In defending the plan, Dr. Goldmann pointed out that “by suggesting partition as a way out, we are not giving up our claims to the whole of Palestine.” He emphasized that the scheme has the support of President Truman and of the State Department, and expressed the belief that Britain and the United States could get Arab acquiescence to the establishment of “a viable Jewish state” in Palestine. However, he added that should Britain reject the plan, the Jewish Agency will then have no other way except to appeal to the United Nations to take up the Palestine problem for final solution.

Dr. Neumann pointed out that the Zionist Organization of America “has not challenged, does not challenge and will not challenge” the authority of the Jewish Agency executive, but that at the forthcoming World Zionist Congress “the delegates will exercise their rights to review all the acts of the executive and participate in the framing of future policy.” He declared that “it was a mistake for the executive to offer a compromise solution on the Palestine problem as a substitute for the Biltmore program,” which calls for the establishment of Palestine as a Jewish Commonwealth.
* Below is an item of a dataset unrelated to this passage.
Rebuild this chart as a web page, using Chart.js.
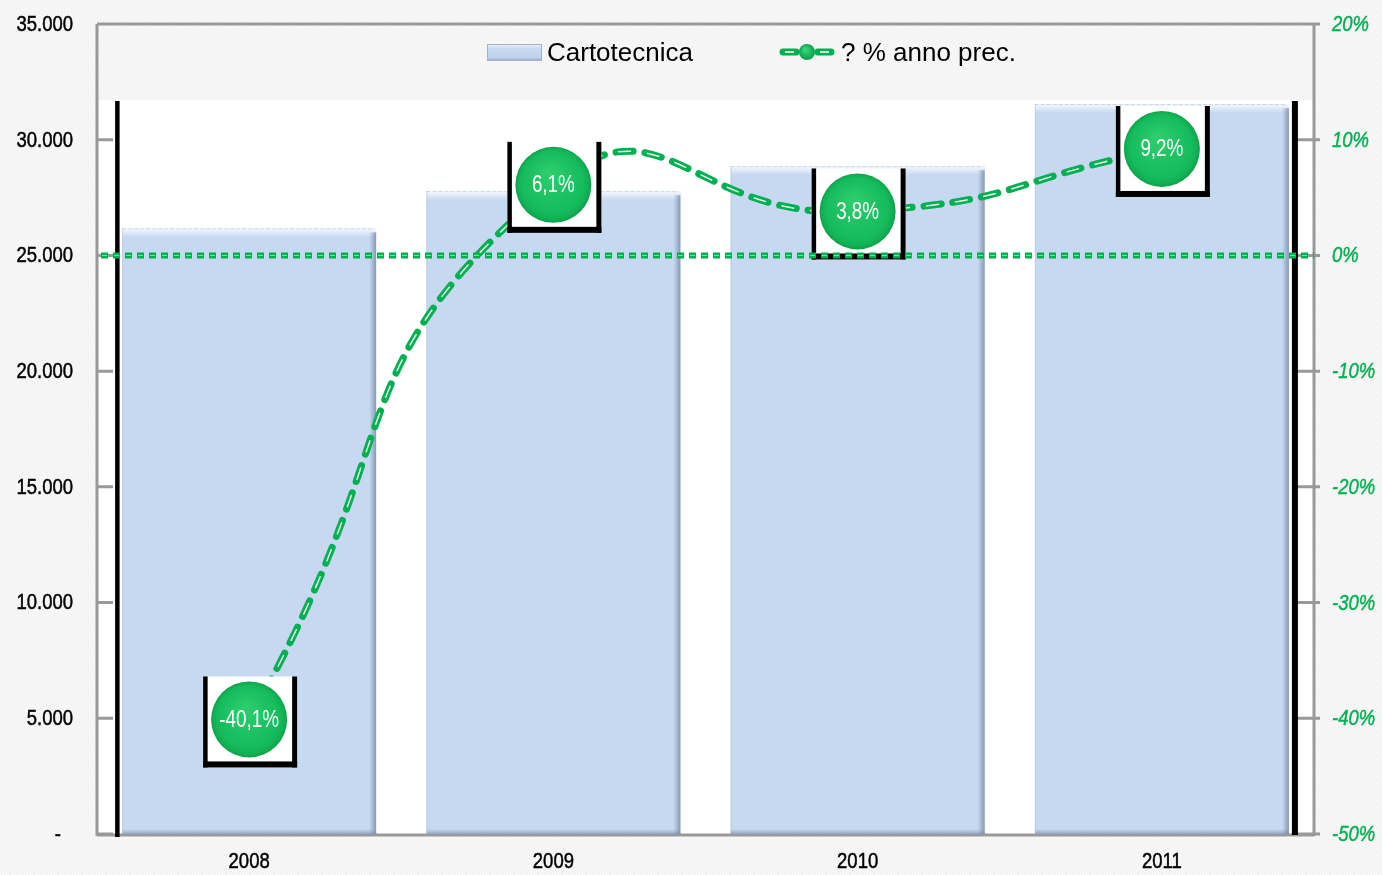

This problem, he said, can be reversed or modified only by the Zionist Congress.

NO POSSIBILITY EXISTS FOR IMPLEMENTATION OF BILTMORE PROGRAM, GOLDMANN SAYS

Dr. Goldmann stressed that when the Biltmore program was formulated, there was hope that once hostilities ended, the victorious democratic powers would facilitate the entrance of 500,000 to 1,000,000 European Jews to Palestine. This, he said, would have opened the way for the implementation of the Biltmore program after a short period of time. “The developments of the last two years have shown that this chance does not exist,” he pointed out.

To adhere to the Biltmore program, he continued, means to ask either for a continuance of the British mandate until the Jews have a majority in Palestine, or for the establishment of another transitory regime which will enable the Jews to create this majority in a reasonable period of time. “Both possibilities are most unlikely,” he argued, asserting that the partition plan is the best solution under existing circumstances.

Dr. Neumann, in criticizing the partition offer, said: “It was a mistake to suppose that to display such eagerness for compromise would elicit a prompt and favorable response on the part of the British and the Arabs. It was a mistake to display such eagerness to participate in the London conference on Palestine convened by the British Government when there was not the slightest sign of a change of heart on the part of that government or a disposition to alter its basically anti-Zionist policy. It was in our view a grave error to announce to the world our readiness to forgot our claims and legally established rights with respect to one-half of Palestine in order to retain the other half. Gestures of renunciation and willingness to compromise never softened the heart of the British Government in the past.”

He appealed to the convention not to adopt any resolution which could be interpreted as an abandonment of the Biltmore program, and that the Hadassah should reassert “the historic claims and aspirations of the Jewish people and its legally established rights, which extend to the whole of Palestine, undivided and undiminished.”